▸ Dataset section:
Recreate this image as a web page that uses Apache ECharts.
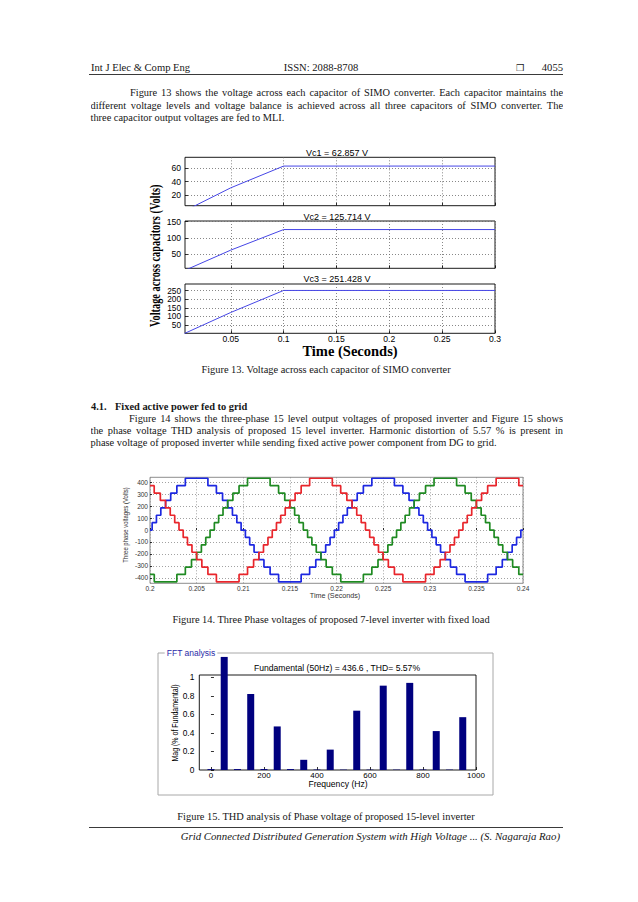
<!DOCTYPE html>
<html>
<head>
<meta charset="utf-8">
<script src="https://cdn.jsdelivr.net/npm/echarts@6/dist/echarts.min.js"></script>
<style>
html,body{margin:0;padding:0;background:#fff;}
#page{position:relative;width:638px;height:902px;overflow:hidden;background:#fff;}
#chart{position:absolute;left:0;top:0;width:638px;height:902px;}
.t{position:absolute;font-family:"Liberation Serif","Times New Roman",serif;font-size:10.4px;line-height:12px;height:12px;color:#161616;white-space:nowrap;}
.j{text-align:justify;text-align-last:justify;white-space:normal;overflow:hidden;}
.c{text-align:center;}
.b{font-weight:bold;}
.i{font-style:italic;}
.rule{position:absolute;left:89px;width:474px;height:0;border-top:1px solid #3a3a3a;}
</style>
</head>
<body>
<div id="page">
  <div id="chart"></div>

  <div class="t" style="left:91px;top:61.5px;font-size:10.6px;">Int J Elec &amp; Comp Eng</div>
  <div class="t c" style="left:221px;top:61.5px;width:200px;font-size:10.6px;">ISSN: 2088-8708</div>
  <div class="t" style="left:516px;top:61.5px;font-family:'DejaVu Sans',sans-serif;font-size:9px;">&#10066;</div>
  <div class="t" style="left:503px;top:61.5px;width:60px;text-align:right;font-size:10.6px;">4055</div>
  <div class="rule" style="top:74px;"></div>

  <div class="t j" style="left:130px;top:87.3px;width:433px;">Figure 13 shows the voltage across each capacitor of SIMO converter. Each capacitor maintains the</div>
  <div class="t j" style="left:90.5px;top:99.7px;width:472.5px;">different voltage levels and voltage balance is achieved across all three capacitors of SIMO converter. The</div>
  <div class="t" style="left:90.5px;top:112.3px;">three capacitor output voltages are fed to MLI.</div>

  <div class="t c" style="left:89px;top:364px;width:474px;">Figure 13. Voltage across each capacitor of SIMO converter</div>

  <div class="t b" style="left:91px;top:400.7px;">4.1.</div>
  <div class="t b" style="left:115px;top:400.7px;">Fixed active power fed to grid</div>
  <div class="t j" style="left:129px;top:413.3px;width:434px;">Figure 14 shows the three-phase 15 level output voltages of proposed inverter and Figure 15 shows</div>
  <div class="t j" style="left:90.5px;top:425.3px;width:472.5px;">the phase voltage THD analysis of proposed 15 level inverter. Harmonic distortion of 5.57 % is present in</div>
  <div class="t" style="left:90.5px;top:437.3px;">phase voltage of proposed inverter while sending fixed active power component from DG to grid.</div>

  <div class="t c" style="left:94px;top:614px;width:474px;">Figure 14. Three Phase voltages of proposed 7-level inverter with fixed load</div>
  <div class="t c" style="left:89px;top:810.7px;width:474px;">Figure 15. THD analysis of Phase voltage of proposed 15-level inverter</div>
  <div class="rule" style="top:826.5px;"></div>
  <div class="t i" style="right:78px;top:829.7px;text-align:right;font-size:10.8px;">Grid Connected Distributed Generation System with High Voltage ... (S. Nagaraja Rao)</div>
</div>

<script>
// ---------------- Figure 13: capacitor voltages of SIMO converter ----------------
const vc1Time = [0.010, 0.050, 0.100, 0.300];
const vc1Volt = [0, 31, 62.857, 62.857];
const vc2Time = [0.007, 0.050, 0.100, 0.300];
const vc2Volt = [0, 62, 125.714, 125.714];
const vc3Time = [0.006, 0.050, 0.100, 0.300];
const vc3Volt = [0, 123, 251.428, 251.428];
const fig13Titles = ['Vc1 = 62.857 V', 'Vc2 = 125.714 V', 'Vc3 = 251.428 V'];
const fig13XTicks = [0.05, 0.1, 0.15, 0.2, 0.25, 0.3];
const vc1YTicks = [20, 40, 60];
const vc2YTicks = [50, 100, 150];
const vc3YTicks = [50, 100, 150, 200, 250];

// ---------------- Figure 14: three phase staircase voltages ----------------
// switching instants in milliseconds after t = 0.2 s, and the level held after each instant (V)
const phaseStartTime = 0.2;
const blueMs = [0, 0.23, 0.69, 1.16, 1.67, 2.22, 2.88, 3.79, 6.21, 7.12, 7.78, 8.33, 8.84, 9.31, 9.77,
  10.23, 10.69, 11.16, 11.67, 12.22, 12.88, 13.79, 16.21, 17.12, 17.78, 18.33, 18.84, 19.31, 19.77,
  20.23, 20.69, 21.16, 21.67, 22.22, 22.88, 23.79, 26.21, 27.12, 27.78, 28.33, 28.84, 29.31, 29.77,
  30.23, 30.69, 31.16, 31.67, 32.22, 32.88, 33.79, 36.21, 37.12, 37.78, 38.33, 38.84, 39.31, 39.77, 40];
const blueVolt = [0, 62, 124, 186, 248, 310, 372, 434, 372, 310, 248, 186, 124, 62, 0,
  -62, -124, -186, -248, -310, -372, -434, -372, -310, -248, -186, -124, -62, 0,
  62, 124, 186, 248, 310, 372, 434, 372, 310, 248, 186, 124, 62, 0,
  -62, -124, -186, -248, -310, -372, -434, -372, -310, -248, -186, -124, -62, 0, 0];
const greenMs = [0, 0.46, 2.88, 3.79, 4.45, 5.00, 5.51, 5.98, 6.44, 6.90, 7.36, 7.83, 8.33, 8.89, 9.55, 10.46,
  12.88, 13.79, 14.45, 15.00, 15.51, 15.98, 16.44, 16.90, 17.36, 17.83, 18.33, 18.89, 19.55,
  20.46, 22.88, 23.79, 24.45, 25.00, 25.51, 25.98, 26.44, 26.90, 27.36, 27.83, 28.33, 28.89, 29.55, 30.46,
  32.88, 33.79, 34.45, 35.00, 35.51, 35.98, 36.44, 36.90, 37.36, 37.83, 38.33, 38.89, 39.55, 40];
const greenVolt = [-372, -434, -372, -310, -248, -186, -124, -62, 0, 62, 124, 186, 248, 310, 372, 434,
  372, 310, 248, 186, 124, 62, 0, -62, -124, -186, -248, -310, -372,
  -434, -372, -310, -248, -186, -124, -62, 0, 62, 124, 186, 248, 310, 372, 434,
  372, 310, 248, 186, 124, 62, 0, -62, -124, -186, -248, -310, -372, -372];
const redMs = [0, 0.45, 1.11, 1.67, 2.17, 2.65, 3.11, 3.56, 4.02, 4.50, 5.00, 5.56, 6.21, 7.12,
  9.55, 10.46, 11.11, 11.67, 12.17, 12.65, 13.11, 13.56, 14.02, 14.50, 15.00, 15.56, 16.21, 17.12, 19.55,
  20.45, 21.11, 21.67, 22.17, 22.65, 23.11, 23.56, 24.02, 24.50, 25.00, 25.56, 26.21, 27.12,
  29.55, 30.46, 31.11, 31.67, 32.17, 32.65, 33.11, 33.56, 34.02, 34.50, 35.00, 35.56, 36.21, 37.12, 39.55, 40];
const redVolt = [372, 310, 248, 186, 124, 62, 0, -62, -124, -186, -248, -310, -372, -434,
  -372, -310, -248, -186, -124, -62, 0, 62, 124, 186, 248, 310, 372, 434, 372,
  310, 248, 186, 124, 62, 0, -62, -124, -186, -248, -310, -372, -434,
  -372, -310, -248, -186, -124, -62, 0, 62, 124, 186, 248, 310, 372, 434, 372, 372];
const fig14XTicks = [0.2, 0.205, 0.21, 0.215, 0.22, 0.225, 0.23, 0.235, 0.24];
const fig14YTicks = [-400, -300, -200, -100, 0, 100, 200, 300, 400];

// ---------------- Figure 15: FFT analysis ----------------
const harmonicHz  = [0, 50, 100, 150, 200, 250, 300, 350, 400, 450, 500, 550, 600, 650, 700, 750, 800, 850, 900, 950];
const harmonicMag = [0.01, 1.22, 0.01, 0.82, 0.01, 0.47, 0.01, 0.11, 0.005, 0.22, 0.004, 0.64, 0.004, 0.91, 0.004, 0.94, 0.005, 0.42, 0.004, 0.57];
const fftXTicks = [0, 200, 400, 600, 800, 1000];
const fftYTicks = [0, 0.2, 0.4, 0.6, 0.8, 1];
const fftTitle = 'Fundamental (50Hz) = 436.6 , THD= 5.57%';

// ---------------- build ----------------
const SANS = '"Liberation Sans", Arial, Helvetica, sans-serif';
const SERIF = '"Liberation Serif", "Times New Roman", serif';
const fmt = v => String(Math.round(v * 10000) / 10000);
const zip = (xs, ys) => xs.map((x, i) => [x, ys[i]]);
const stepData = (ms, v) => ms.map((m, i) => [phaseStartTime + m / 1000, v[i]]);

function axis(gi, min, max, ticks, o) {
  return {
    type: 'value', gridIndex: gi, min: min, max: max,
    axisLine: { show: false },
    axisTick: { show: true, inside: true, length: o.tick || 3, customValues: ticks,
      lineStyle: { color: o.tickColor || '#000', width: 0.8 } },
    axisLabel: { show: o.labels !== false, customValues: ticks, fontSize: o.fs, fontFamily: SANS,
      color: o.labelColor || '#000', margin: o.margin, formatter: fmt,
      showMinLabel: true, showMaxLabel: true, hideOverlap: false },
    splitLine: { show: o.split !== false,
      lineStyle: { color: o.gridColor || '#6a6a6a', width: 0.8, type: [1, 2] } }
  };
}

const grids = [
  { left: 185, top: 157.3, width: 310, height: 48.4 },
  { left: 185, top: 221, width: 310, height: 47.3 },
  { left: 185, top: 284, width: 310, height: 49.3 },
  { left: 150, top: 477.3, width: 373, height: 106 },
  { left: 199.3, top: 675, width: 276.7, height: 95 }
].map((g, i) => Object.assign(g, {
  show: true, backgroundColor: 'rgba(0,0,0,0)',
  borderColor: i === 3 ? '#808080' : '#000', borderWidth: 0.9
}));

const xAxes = [
  axis(0, 0.0067, 0.3, fig13XTicks, { fs: 8.6, margin: 1, labels: false }),
  axis(1, 0.0067, 0.3, fig13XTicks, { fs: 8.6, margin: 1, labels: false }),
  axis(2, 0.0067, 0.3, fig13XTicks, { fs: 8.6, margin: 1 }),
  axis(3, 0.2, 0.24, fig14XTicks, { fs: 6.5, margin: 1.5, labelColor: '#333', gridColor: '#8a8a8a', tick: 2 }),
  axis(4, -44, 1000, fftXTicks, { fs: 8, margin: 1.5, split: false, tick: 3 })
];
const yAxes = [
  axis(0, 4.8, 75.7, vc1YTicks, { fs: 8.6, margin: 4 }),
  axis(1, 5.7, 152.2, vc2YTicks, { fs: 8.6, margin: 4 }),
  axis(2, 1.6, 289, vc3YTicks, { fs: 8.3, margin: 4 }),
  axis(3, -446, 442, fig14YTicks, { fs: 6.5, margin: 2, labelColor: '#333', gridColor: '#8a8a8a', tick: 2 }),
  axis(4, 0, 1.025, fftYTicks, { fs: 8.4, margin: 5, split: false, tick: 3 })
];

function lineSeries(idx, data, color, width, step) {
  return { type: 'line', xAxisIndex: idx, yAxisIndex: idx, data: data, step: step || false,
    symbol: 'none', clip: true, silent: true, lineStyle: { color: color, width: width } };
}

const series = [
  lineSeries(0, zip(vc1Time, vc1Volt), '#4646e6', 1),
  lineSeries(1, zip(vc2Time, vc2Volt), '#4646e6', 1),
  lineSeries(2, zip(vc3Time, vc3Volt), '#4646e6', 1),
  lineSeries(3, stepData(blueMs, blueVolt), '#1d28e0', 1.7, 'end'),
  lineSeries(3, stepData(greenMs, greenVolt), '#1f8a22', 1.7, 'end'),
  lineSeries(3, stepData(redMs, redVolt), '#e8262c', 1.7, 'end'),
  { type: 'bar', xAxisIndex: 4, yAxisIndex: 4, data: zip(harmonicHz, harmonicMag),
    barWidth: 7, clip: false, silent: true, itemStyle: { color: '#00007f' } }
];

function txt(x, y, text, style, extra) {
  return Object.assign({ type: 'text', x: x, y: y, silent: true,
    style: Object.assign({ text: text, align: 'center', verticalAlign: 'middle', fill: '#000',
      fontFamily: SANS, fontSize: 9 }, style) }, extra || {});
}

const graphic = [
  // FFT panel
  { type: 'rect', z: -10, silent: true, shape: { x: 158, y: 653, width: 335, height: 142 },
    style: { fill: '#fff', stroke: '#a8a8a8', lineWidth: 1 } },
  txt(191, 653, 'FFT analysis', { fill: '#2a2aa8', fontSize: 8.5, backgroundColor: '#fff', padding: [0, 2] }),
  txt(337, 668, fftTitle, { fontSize: 8.6 }),
  txt(338, 784, 'Frequency (Hz)', { fontSize: 8.6 }),
  txt(175, 723, 'Mag (% of Fundamental)', { fontSize: 9 }, { rotation: Math.PI / 2, scaleX: 0.78 }),
  // Figure 13
  txt(337, 152.7, fig13Titles[0], { fontSize: 9 }),
  txt(337, 217.3, fig13Titles[1], { fontSize: 9 }),
  txt(337, 279.3, fig13Titles[2], { fontSize: 9 }),
  txt(350, 350.5, 'Time (Seconds)', { fontFamily: SERIF, fontWeight: 'bold', fontSize: 14.5 }),
  txt(155.5, 255.8, 'Voltage across capacitors (Volts)', { fontFamily: SERIF, fontWeight: 'bold', fontSize: 15 },
    { rotation: Math.PI / 2, scaleX: 0.69 }),
  // Figure 14
  txt(335, 595, 'Time (Seconds)', { fontSize: 7.2, fill: '#333' }),
  txt(125, 525, 'Three phase voltages (Volts)', { fontSize: 7, fill: '#333' }, { rotation: Math.PI / 2, scaleX: 0.85 })
];

const chart = echarts.init(document.getElementById('chart'), null, { renderer: 'svg' });
chart.setOption({
  animation: false,
  backgroundColor: '#fff',
  grid: grids,
  xAxis: xAxes,
  yAxis: yAxes,
  series: series,
  graphic: graphic
});
</script>
</body>
</html>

▸ Problem details: Select all lines in the listing that include the word "page".

▸ Response to this task:
Recreate this image as a web page that uses Apache ECharts.
#page{position:relative;width:638px;height:902px;overflow:hidden;background:#fff;}
<div id="page">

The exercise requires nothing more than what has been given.